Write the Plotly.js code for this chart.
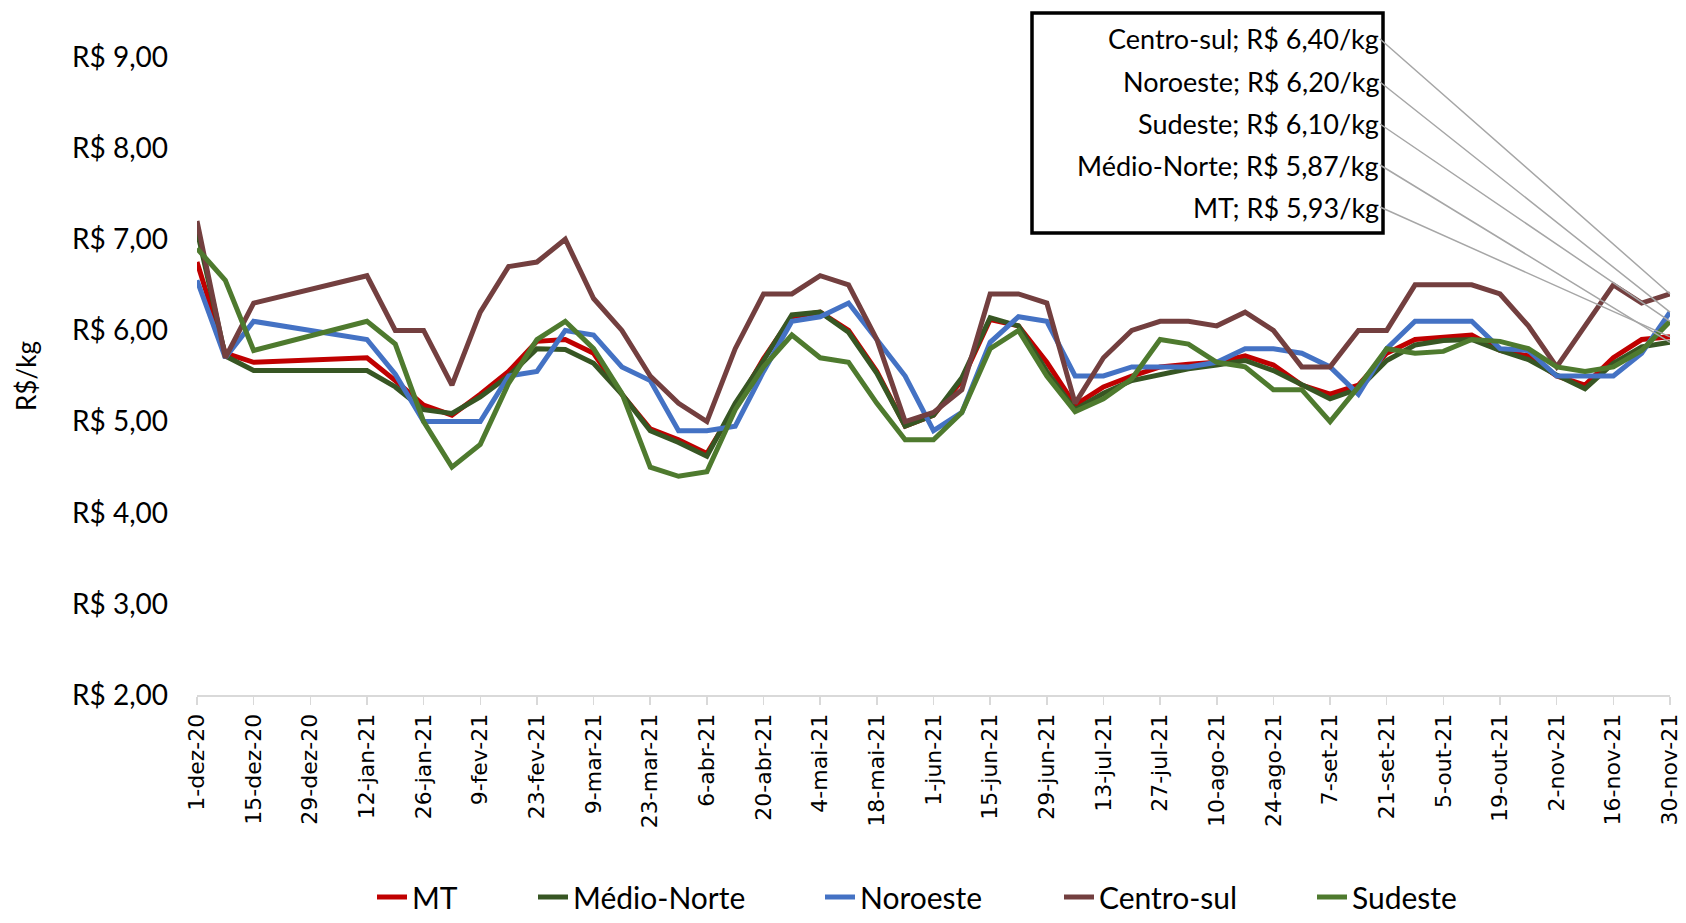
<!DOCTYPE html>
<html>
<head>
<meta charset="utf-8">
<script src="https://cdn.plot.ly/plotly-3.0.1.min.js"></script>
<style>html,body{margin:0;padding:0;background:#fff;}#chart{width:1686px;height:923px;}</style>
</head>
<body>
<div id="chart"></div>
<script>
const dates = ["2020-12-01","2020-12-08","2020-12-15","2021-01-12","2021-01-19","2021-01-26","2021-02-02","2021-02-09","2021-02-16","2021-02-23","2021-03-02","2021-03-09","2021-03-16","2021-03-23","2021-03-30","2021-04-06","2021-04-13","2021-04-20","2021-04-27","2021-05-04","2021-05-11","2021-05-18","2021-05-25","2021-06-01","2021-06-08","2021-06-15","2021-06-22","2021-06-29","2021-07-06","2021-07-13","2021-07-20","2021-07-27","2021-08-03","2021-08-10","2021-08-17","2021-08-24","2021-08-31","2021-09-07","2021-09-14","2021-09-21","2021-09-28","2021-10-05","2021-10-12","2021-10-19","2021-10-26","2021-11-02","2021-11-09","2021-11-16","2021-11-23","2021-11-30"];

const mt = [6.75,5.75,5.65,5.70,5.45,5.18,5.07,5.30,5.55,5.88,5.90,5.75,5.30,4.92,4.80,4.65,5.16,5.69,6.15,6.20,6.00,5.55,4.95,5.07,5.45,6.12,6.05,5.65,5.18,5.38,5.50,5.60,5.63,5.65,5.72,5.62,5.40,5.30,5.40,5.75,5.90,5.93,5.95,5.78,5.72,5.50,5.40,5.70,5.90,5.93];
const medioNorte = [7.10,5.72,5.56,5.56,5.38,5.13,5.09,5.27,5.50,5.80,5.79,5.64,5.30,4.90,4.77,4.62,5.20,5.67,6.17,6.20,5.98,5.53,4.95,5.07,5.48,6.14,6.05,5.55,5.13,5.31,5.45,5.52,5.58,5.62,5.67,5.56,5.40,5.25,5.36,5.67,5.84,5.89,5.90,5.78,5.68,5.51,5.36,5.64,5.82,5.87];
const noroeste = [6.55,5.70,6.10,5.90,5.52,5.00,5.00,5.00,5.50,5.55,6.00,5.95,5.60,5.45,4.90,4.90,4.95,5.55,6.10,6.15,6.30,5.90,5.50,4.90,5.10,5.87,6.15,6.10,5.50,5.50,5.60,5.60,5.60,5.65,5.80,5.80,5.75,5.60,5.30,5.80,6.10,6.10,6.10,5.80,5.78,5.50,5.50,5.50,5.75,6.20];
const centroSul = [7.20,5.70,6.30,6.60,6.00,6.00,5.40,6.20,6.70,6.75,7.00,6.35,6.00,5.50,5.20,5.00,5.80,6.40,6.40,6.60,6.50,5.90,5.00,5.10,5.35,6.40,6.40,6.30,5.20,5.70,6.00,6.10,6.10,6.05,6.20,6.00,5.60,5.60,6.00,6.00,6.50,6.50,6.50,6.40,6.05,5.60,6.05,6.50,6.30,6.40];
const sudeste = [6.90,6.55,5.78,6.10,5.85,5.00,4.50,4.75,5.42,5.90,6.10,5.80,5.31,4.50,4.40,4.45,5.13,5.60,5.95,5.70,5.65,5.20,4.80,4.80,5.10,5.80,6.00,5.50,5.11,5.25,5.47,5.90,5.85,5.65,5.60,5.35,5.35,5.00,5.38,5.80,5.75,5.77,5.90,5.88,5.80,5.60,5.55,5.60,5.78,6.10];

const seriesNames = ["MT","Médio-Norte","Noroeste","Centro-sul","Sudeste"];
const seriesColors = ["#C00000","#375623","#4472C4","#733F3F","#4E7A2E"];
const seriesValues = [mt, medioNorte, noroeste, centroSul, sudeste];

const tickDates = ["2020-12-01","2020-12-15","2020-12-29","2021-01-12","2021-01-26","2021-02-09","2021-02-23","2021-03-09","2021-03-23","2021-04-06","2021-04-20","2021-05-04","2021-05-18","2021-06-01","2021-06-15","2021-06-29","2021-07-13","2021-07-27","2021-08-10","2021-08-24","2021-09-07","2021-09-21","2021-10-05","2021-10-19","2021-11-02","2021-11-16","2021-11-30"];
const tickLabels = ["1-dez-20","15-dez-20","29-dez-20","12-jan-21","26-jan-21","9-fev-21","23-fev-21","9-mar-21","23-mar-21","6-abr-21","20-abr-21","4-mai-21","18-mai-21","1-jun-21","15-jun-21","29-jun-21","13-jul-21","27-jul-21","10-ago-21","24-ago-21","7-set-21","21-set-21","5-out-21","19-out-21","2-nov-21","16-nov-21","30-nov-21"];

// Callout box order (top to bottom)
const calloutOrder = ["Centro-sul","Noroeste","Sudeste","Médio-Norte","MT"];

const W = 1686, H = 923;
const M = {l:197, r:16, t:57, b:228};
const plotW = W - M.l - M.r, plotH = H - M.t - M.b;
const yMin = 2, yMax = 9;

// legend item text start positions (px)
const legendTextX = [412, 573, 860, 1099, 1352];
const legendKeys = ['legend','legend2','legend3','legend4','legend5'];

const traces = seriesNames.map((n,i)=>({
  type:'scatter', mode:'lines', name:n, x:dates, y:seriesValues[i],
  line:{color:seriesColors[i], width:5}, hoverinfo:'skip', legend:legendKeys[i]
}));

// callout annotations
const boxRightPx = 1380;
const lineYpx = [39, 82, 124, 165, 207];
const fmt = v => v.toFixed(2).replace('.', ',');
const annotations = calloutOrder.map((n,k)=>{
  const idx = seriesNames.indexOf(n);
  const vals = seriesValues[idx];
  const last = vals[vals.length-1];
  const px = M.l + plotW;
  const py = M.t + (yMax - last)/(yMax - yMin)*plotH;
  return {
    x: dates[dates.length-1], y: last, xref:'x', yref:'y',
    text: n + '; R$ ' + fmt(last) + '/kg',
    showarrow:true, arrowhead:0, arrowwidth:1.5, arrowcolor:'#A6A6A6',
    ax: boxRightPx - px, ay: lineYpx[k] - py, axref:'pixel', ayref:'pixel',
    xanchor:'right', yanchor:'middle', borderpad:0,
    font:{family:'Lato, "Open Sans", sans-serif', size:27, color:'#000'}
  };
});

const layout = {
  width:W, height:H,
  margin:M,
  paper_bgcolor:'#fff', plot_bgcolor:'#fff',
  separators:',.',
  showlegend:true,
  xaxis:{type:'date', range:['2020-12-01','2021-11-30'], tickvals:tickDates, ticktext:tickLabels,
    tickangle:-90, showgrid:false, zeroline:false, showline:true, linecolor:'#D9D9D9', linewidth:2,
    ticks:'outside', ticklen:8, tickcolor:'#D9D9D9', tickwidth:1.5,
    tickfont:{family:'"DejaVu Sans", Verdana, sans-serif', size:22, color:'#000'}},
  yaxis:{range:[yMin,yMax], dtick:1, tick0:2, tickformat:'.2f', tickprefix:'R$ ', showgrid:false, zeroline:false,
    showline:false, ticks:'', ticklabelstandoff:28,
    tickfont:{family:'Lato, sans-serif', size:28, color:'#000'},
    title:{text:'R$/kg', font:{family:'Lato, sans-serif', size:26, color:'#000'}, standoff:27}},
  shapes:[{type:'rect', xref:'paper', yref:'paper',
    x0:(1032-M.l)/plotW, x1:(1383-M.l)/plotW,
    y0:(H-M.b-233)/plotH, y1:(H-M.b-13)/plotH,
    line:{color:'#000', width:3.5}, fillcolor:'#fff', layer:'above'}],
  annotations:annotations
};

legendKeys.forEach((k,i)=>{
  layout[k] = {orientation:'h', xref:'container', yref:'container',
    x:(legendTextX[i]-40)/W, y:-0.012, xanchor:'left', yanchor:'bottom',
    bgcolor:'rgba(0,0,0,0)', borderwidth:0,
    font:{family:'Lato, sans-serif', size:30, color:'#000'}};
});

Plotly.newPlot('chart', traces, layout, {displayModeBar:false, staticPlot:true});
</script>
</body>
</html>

━━━━━━━━━━━━━━━━━━━━

# [Your task]
Determine how many lines of this listing contain "chart", and give only the number.

# [Output below]
4